This small footed bowl is made of blown glass; it is transparent with greenish reflects; the superficial iridescence is due to the exterior conditions and weathering. The shape is hemispherical with a slightly flaring upper wall, while the lip is rounded. The decoration is limited to horizontal lines in relief of various thicknesses. Modeled after its Hellenistic counterparts, this bowl is one of the most largely widespread forms in Roman archaeological contexts during the first centuries of the Imperial period: it exists in countless variations (more or less high, with a high rim or a small lip, with or without a base, etc.) and in different kinds of glass (mosaic, opaque, transparent, etc.). Our example belongs to a type which appeared around the late 1st century A.D.
For related examples see: Kunina N. Ancien Glass in the Hermitage Collection. ARS Publishers, Ltd, St. Petersburg, 1997, cat. #323; Hayes J. W. Roman and Pre-Roman Glass in the Royal Ontario Museum. Toronto, 1975, cat. # 652.
Dimensions:Diameter: 4 1/2 inches (11.4 cm)
Condition:Commencing at the rim, a hairline crack to the body with areas of bright areas of iridescence to the interior and scattered mineral accretions throughout, otherwise the bowl is intact and in very good condition overall.

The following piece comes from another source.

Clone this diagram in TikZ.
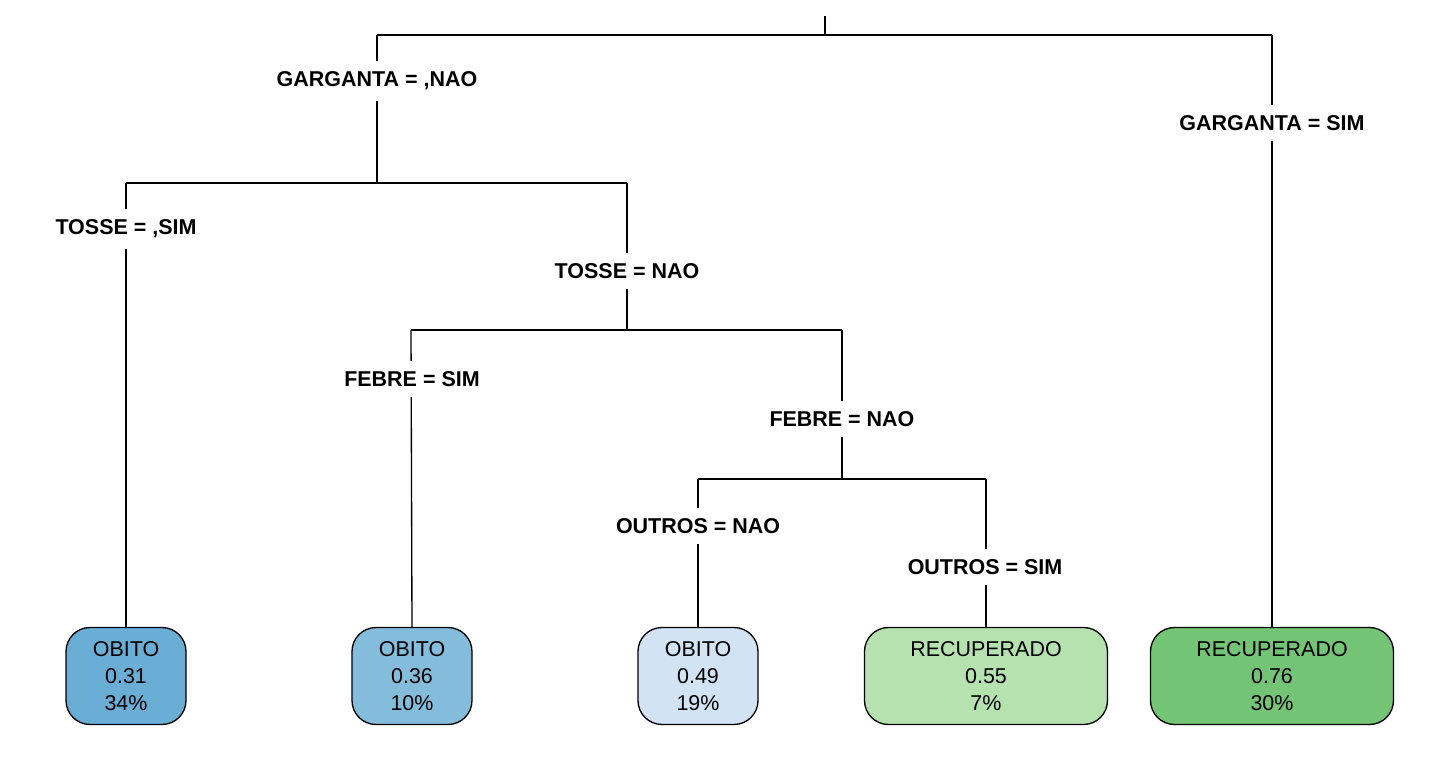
\documentclass[tikz,border=0pt]{standalone}
\usepackage{fontspec}
\setmainfont{Liberation Sans}
\definecolor{b1}{HTML}{6AAED6}
\definecolor{b2}{HTML}{84BDDC}
\definecolor{b3}{HTML}{D2E3F3}
\definecolor{g1}{HTML}{B5E2AF}
\definecolor{g2}{HTML}{74C476}
\begin{document}
\begin{tikzpicture}[x=0.75pt,y=-0.75pt,
  edge/.style={line width=1pt,black},
  split/.style={font=\fontsize{16.1}{19}\selectfont\bfseries,fill=white,inner xsep=3pt,inner ysep=8pt},
  leaf/.style={draw=black,line width=1pt,rounded corners=18pt,minimum height=97*0.75pt,align=center,
    font=\fontsize{16.1}{20.25}\selectfont,inner sep=0pt},
  narrow/.style={leaf,minimum width=120*0.75pt},
  wide/.style={leaf,minimum width=243*0.75pt}]
\useasboundingbox (0,0) rectangle (1440,763);
% junctions
\coordinate (top) at (825,16);
\coordinate (j0) at (825,35);
\coordinate (j0l) at (377,35);
\coordinate (j0r) at (1272,35);
\coordinate (j1) at (377,183);
\coordinate (j1l) at (126,183);
\coordinate (j1r) at (627,183);
\coordinate (j2) at (627,330);
\coordinate (j2l) at (411,330);
\coordinate (j2r) at (842,330);
\coordinate (j3) at (842,479);
\coordinate (j3l) at (698,479);
\coordinate (j3r) at (986,479);
% leaves
\node[narrow,fill=b1] (L1) at (126,676) {OBITO\\0.31\\34\%};
\node[narrow,fill=b2] (L2) at (412,676) {OBITO\\0.36\\10\%};
\node[narrow,fill=b3] (L3) at (698,676) {OBITO\\0.49\\19\%};
\node[wide,fill=g1] (L4) at (986,676) {RECUPERADO\\0.55\\7\%};
\node[wide,fill=g2] (L5) at (1272,676) {RECUPERADO\\0.76\\30\%};
% edges
\draw[edge] (top) -- (j0);
\draw[edge] (j0l) -- (j0r);
\draw[edge] (j0l) -- (j1);
\draw[edge] (j0r) -- (L5.north);
\draw[edge] (j1l) -- (j1r);
\draw[edge] (j1l) -- (L1.north);
\draw[edge] (j1r) -- (j2);
\draw[edge] (j2l) -- (j2r);
\draw[edge] (j2l) -- (L2.north);
\draw[edge] (j2r) -- (j3);
\draw[edge] (j3l) -- (j3r);
\draw[edge] (j3l) -- (L3.north);
\draw[edge] (j3r) -- (L4.north);
% split labels
\node[split] (s1) at (377,81) {GARGANTA = ,NAO};
\node[split] (s2) at (1272,123) {GARGANTA = SIM};
\node[split] (s3) at (126,229) {TOSSE = ,SIM};
\node[split] (s4) at (627,271) {TOSSE = NAO};
\node[split] (s5) at (412,379) {FEBRE = SIM};
\node[split] (s6) at (842,419) {FEBRE = NAO};
\node[split] (s7) at (698,526) {OUTROS = NAO};
\node[split] (s8) at (985,567) {OUTROS = SIM};
\end{tikzpicture}
\end{document}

Provenance:The William R. Crawford collection of Ancient Glass and Antiquities, acquired from the European trade in the 1950's and then by descent. William R. Crawford, a retired American career diplomat and expert on the Middle East and Cyprus, was Director of Arab-Israeli Affairs at the State Department between 1959-1964, and Deputy Chief of Mission in Cyprus thereafter. In the 1970's, he was ambassador to Yemen and then to Cyprus and later became principal deputy assistant secretary of state for Near East and South Asian affairs. He donated part of his collection to the Virginia Museum of Fine Arts prior to his death in 2002.